In the eyes of many scientists, wherever the wild things are, so are lots of pathogens. It has long been held that new disease-causing pathogens find their way into humans whenever people encroach upon places that are home to an abundance of varied species.
Yet a new study by two Hudson Valley-based scientists is suggesting the opposite — that the more biodiverse a place is, the less likely it is for a pathogen to make the leap to humans. The findings are getting national attention — and particularly resonate as the world continues to grapple with the coronavirus pandemic.
The study was authored by Felicia Keesing of Bard College and Richard Ostfeld of the Cary Institute of Ecosystem Studies in Millbrook in the Proceedings of the National Academy of Sciences. It expands on work the pair have done in the Hudson Valley on Lyme disease, which is spread through the bite of an infected tick.
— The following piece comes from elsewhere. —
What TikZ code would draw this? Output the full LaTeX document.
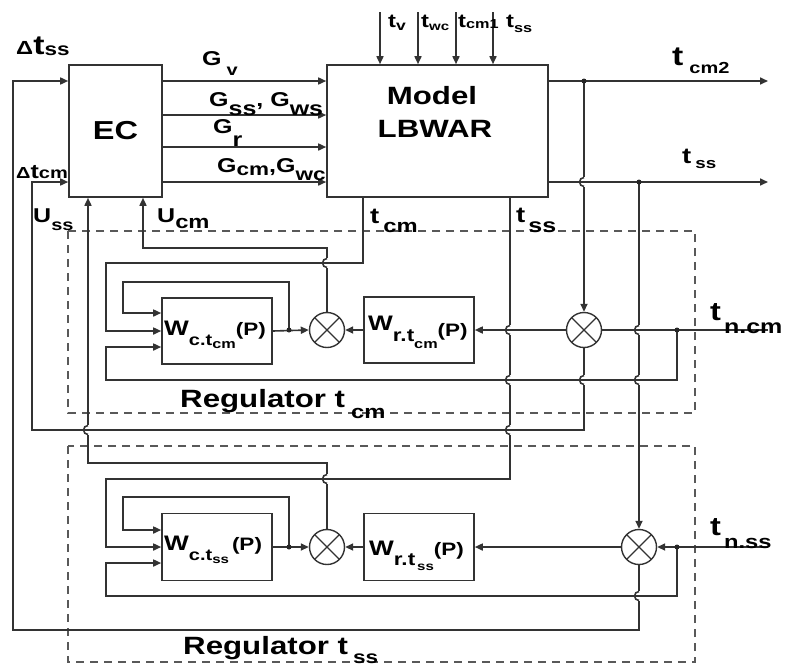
\documentclass[tikz,border=0pt]{standalone}
\usepackage{fontspec}
\setmainfont{Liberation Sans}[FakeStretch=1.25]
\usetikzlibrary{arrows.meta,calc}
\newcommand\fs[1]{\fontsize{#1}{#1}\selectfont}
\newcommand\dn[3]{\raisebox{-#1}{\fs{#2}#3}}
\tikzset{
  ln/.style={line width=1.6pt, draw=black!80},
  arr/.style={ln, -{Triangle[length=8pt,width=7pt]}},
  blk/.style={draw=black!80, line width=1.6pt, rectangle, inner sep=0pt, fill=white},
  mul/.style={circle, draw=black!80, line width=1.4pt, minimum size=35pt, inner sep=0pt, fill=white,
    path picture={\draw[line width=1.2pt,black!80] (path picture bounding box.north west)--(path picture bounding box.south east) (path picture bounding box.north east)--(path picture bounding box.south west);}},
  dot/.style={circle, fill=black!85, inner sep=0pt, minimum size=5pt},
  dsh/.style={line width=1.5pt, draw=black!65, dash pattern=on 8pt off 6pt},
  lbl/.style={inner sep=0pt, anchor=base west, text=black},
  every node/.style={font=\bfseries},
  hop/.pic={\fill[white] (-1.4,-5) rectangle (1.4,5); \draw[ln] (-2.5,0)--(2.5,0); \draw[ln] (0,-4.5) arc[start angle=90,end angle=270,radius=4.5pt];}
}
\begin{document}
\begin{tikzpicture}[x=1pt,y=-1pt]
\fill[white] (0,0) rectangle (787,670);
\useasboundingbox (0,0) rectangle (787,670);

% dashed regulator frames
\draw[dsh] (68,231) rectangle (695,413);
\draw[dsh] (68,446) rectangle (695,662);

% main blocks
\node[blk,minimum width=93pt,minimum height=132pt] (EC) at (115.5,131) {\fs{26}EC};
\node[blk,minimum width=221pt,minimum height=132pt] (M) at (437.5,131) {};
\node[lbl,anchor=base] (Mt1) at (432,104) {\fs{25}Model};
\node[lbl,anchor=base] (Mt2) at (435,137) {\fs{25}LBWAR};

% regulator blocks
\node[blk,minimum width=110pt,minimum height=66pt] (Wc1) at (217,331) {};
\node[blk,minimum width=110pt,minimum height=66pt] (Wr1) at (419,330) {};
\node[mul] (m1) at (327,330) {};
\node[mul] (s1) at (584,330) {};
\node[blk,minimum width=110pt,minimum height=67pt] (Wc2) at (217,547) {};
\node[blk,minimum width=110pt,minimum height=67pt] (Wr2) at (419,547) {};
\node[mul] (m2) at (327,547) {};
\node[mul] (s2) at (639,547) {};

% coordinates
\coordinate (jA) at (584,81);
\coordinate (jB) at (639,182);
\coordinate (oA) at (768,81);
\coordinate (oB) at (768,182);
\coordinate (n1) at (768,330);
\coordinate (n2) at (768,547);
\coordinate (d1) at (677,330);
\coordinate (d2) at (677,547);
\coordinate (j1) at (289,330);
\coordinate (j2) at (289,547);

% EC -> model
\foreach \y in {81,115,147,182} \draw[arr] (EC.east|-0,\y) -- (M.west|-0,\y);
% top inputs
\foreach \x in {380,418,456,493} \draw[arr] (\x,12) -- (M.north-|\x,0);
% outputs
\draw[arr] (M.east|-jA) -- (oA);
\draw[arr] (M.east|-jB) -- (oB);

% regulator t_cm
\draw[arr] (jA) -- (s1.north);
\draw[arr] (s1.south) |- (32,430) |- (EC.west|-0,182);
\draw[ln] (n1) -- (s1.east);
\draw[arr] (s1.west) -- (Wr1.east);
\draw[arr] (Wr1.west) -- (m1.east);
\draw[arr] (Wc1.east) -- (m1.west);
\draw[arr] (j1) |- (123,282) |- (Wc1.west|-0,313);
\draw[arr] (M.south-|363,0) |- (106,263) |- (Wc1.west);
\draw[arr] (d1) |- (106,380) |- (Wc1.west|-0,347);
\draw[arr] (m1.north) |- (143,248) -- (EC.south-|143,0);

% regulator t_ss
\draw[arr] (jB) -- (s2.north);
\draw[arr] (s2.south) |- (13,630) |- (EC.west|-0,81);
\draw[arr] (n2) -- (s2.east);
\draw[arr] (s2.west) -- (Wr2.east);
\draw[arr] (Wr2.west) -- (m2.east);
\draw[arr] (Wc2.east) -- (m2.west);
\draw[arr] (j2) |- (123,497) |- (Wc2.west|-0,530);
\draw[arr] (M.south-|510,0) |- (106,479) |- (Wc2.west);
\draw[arr] (d2) |- (106,596) |- (Wc2.west|-0,563);
\draw[arr] (m2.north) |- (88,463) -- (EC.south-|88,0);

% dots
\foreach \p in {jA,jB,j1,j2,d1,d2} \node[dot] at (\p) {};

% line hops
\foreach \p in {(584,182),(584,380),(639,330),(639,380),(639,596),(510,330),(510,380),(510,430),(327,263),(327,479),(88,430)}
  \pic at \p {hop};

% labels
\node[lbl] (Ldtss) at (16,54) {\fs{19}Δ\fs{27}t\dn{1pt}{18}{ss}};
\node[lbl] (Ldtcm) at (16,178) {\fs{16}Δ\fs{20}t\dn{0pt}{16}{cm}};
\node[lbl] (LGv) at (202,65) {\fs{20}G\hspace{5pt}\dn{10pt}{16}{v}};
\node[lbl] (LGss) at (209,106) {\fs{20}G\dn{9pt}{20}{ss}, G\dn{9pt}{20}{ws}};
\node[lbl] (LGr) at (213,133) {\fs{20}G\dn{13pt}{20}{r}};
\node[lbl] (LGcm) at (217,172) {\fs{20}G\dn{3pt}{18}{cm},G\dn{8pt}{18}{wc}};

\node[lbl] (Ltv) at (388,27) {\fs{19}t\dn{3pt}{14}{v}};
\node[lbl] (Ltwc) at (421,27) {\fs{19}t\dn{3pt}{12}{wc}};
\node[lbl] (Ltcm1) at (458,27) {\fs{19}t\dn{1pt}{13}{cm1}};
\node[lbl] (Ltss) at (506,27) {\fs{19}t\dn{5pt}{13}{ss}};

\node[lbl] (Ltcm2) at (672,65) {\fs{27}t\hspace{6pt}\dn{8pt}{16}{cm2}};
\node[lbl] (Ltssr) at (682,163) {\fs{22}t\hspace{4pt}\dn{5pt}{15}{ss}};
\node[lbl] (Ltcm) at (370,223) {\fs{22}t\hspace{4pt}\dn{9pt}{19}{cm}};
\node[lbl] (Ltssb) at (516,222) {\fs{22}t\hspace{3pt}\dn{10pt}{20}{ss}};
\node[lbl] (LUss) at (33,222) {\fs{20}U\dn{8pt}{16}{ss}};
\node[lbl] (LUcm) at (157,222) {\fs{20}U\dn{6pt}{19}{cm}};

\node[lbl] (LR1) at (180,407) {\fs{25}Regulator t\hspace{6pt}\dn{11pt}{19}{cm}};
\node[lbl] (LR2) at (183,654) {\fs{25}Regulator t\hspace{5pt}\dn{9pt}{18}{ss}};
\node[lbl] (Ltncm) at (710,320) {\fs{26}t\hspace{3pt}\dn{13pt}{20}{n.cm}};
\node[lbl] (Ltnss) at (710,535) {\fs{26}t\hspace{3pt}\dn{13pt}{19}{n.ss}};

\node[lbl] (LWc1) at (164,335) {\fs{21}W\dn{10pt}{16}{c.t}\dn{13pt}{13}{cm}\fs{18}(P)};
\node[lbl] (LWr1) at (368,330) {\fs{21}W\dn{11pt}{18}{r.t}\dn{18pt}{13}{cm}\dn{6pt}{18}{(P)}};
\node[lbl] (LWc2) at (164,550) {\fs{21}W\dn{10pt}{16}{c.t}\dn{13pt}{12}{ss}\hspace{3pt}\fs{18}(P)};
\node[lbl] (LWr2) at (369,555) {\fs{21}W\dn{10pt}{18}{r.t}\hspace{2pt}\dn{15pt}{12}{ss}\fs{18}(P)};
\end{tikzpicture}
\end{document}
Keesing and Ostfeld have found that when it comes to protecting health after the pathogen that causes Lyme disease has jumped to humans, biodiversity can be helpful by ensuring that the species most responsible for infecting the ticks — typically, mice, chipmunks and other small animals — are kept in check by predators.
Biodiversity can also create a dilution effect that spreads the pathogen among species where it does not thrive as well. For example, opossums are poor hosts for Lyme disease, and ticks that are busy feeding on opossums are less likely to be vectors from mice (which are good hosts for Lyme) to people. As an added bonus, opossums happen to eat ticks in large volumes.
But when it comes to new sources of pathogens, science has held that diversity meant danger.
“That was the story. It was contradictory,” Keesing says. “These were conflicting impacts of biodiversity. And based on that story, you couldn’t recommend biodiversity (as a mitigation strategy) because that diversity could be a source of new pathogens.”

Their new synthesis of existing research, funded by a grant from the National Science Foundation, tells a different story. The study suggests that diversity isn’t dangerous to people because humans get pathogens from a comparatively small number of species. “When we look at where we actually get them from,” Keesing says, “it’s not from the stuff that lives in pristine, diverse habitats. It’s from the stuff that thrives when we mess those habitats up.”
Indeed, a summary of evidence from the previous decade of research indicates that pathogens tend to come from members of five groups of mammals: rodents, bats, carnivores and cloven-hoofed animals.
And not just any members of those groups — the most likely reservoirs of pathogens, according to Keesing, are animals within those groups that have brief lives and abundant offspring. These animals tend to devote few resources to fighting off sources of infection or disease once infected. “Rodents are the biggest culprits by far,” she says.
Brian Allan, a professor of entomology at the University of Illinois who was not involved in the study, says the new paper shows that the species that persist or even increase in abundance in regions of biodiversity loss — in particular, those that more commonly come into contact with humans — are driving the spillover of pathogens from animals to humans.

“For both new and established pathogens, biodiversity loss may increase risk of human exposure,” Allan says. “Their study helps provide guideposts for future research priorities, including the urgent need to better understand the characteristics of animal species that contribute to disease emergence in order to predict or prevent potential future outbreaks.”
Vanessa Ezenwa, a professor of ecology at the University of Georgia who also was not involved in the study, says the research “calls attention to the importance of understanding the inter-relationships between human impacts on the environment, the abundance of certain animal species, and how these animals contribute to the spread of zoonotic pathogens and can help motivate new approaches for tackling these complex issues.”
And what are those approaches? Keesing says that habitat preservation — and restoration — should be a focus of new research and policymaking.
“We need to continue to find effective ways to protect the biodiverse areas we have,” she says. “Governments need to do that. And researchers need to continue to inform those policies. … We know that preserving areas that have high levels of natural biodiversity is good for many reasons. And we can now add that it is likely to protect us from the species most likely to share their pathogens with us.”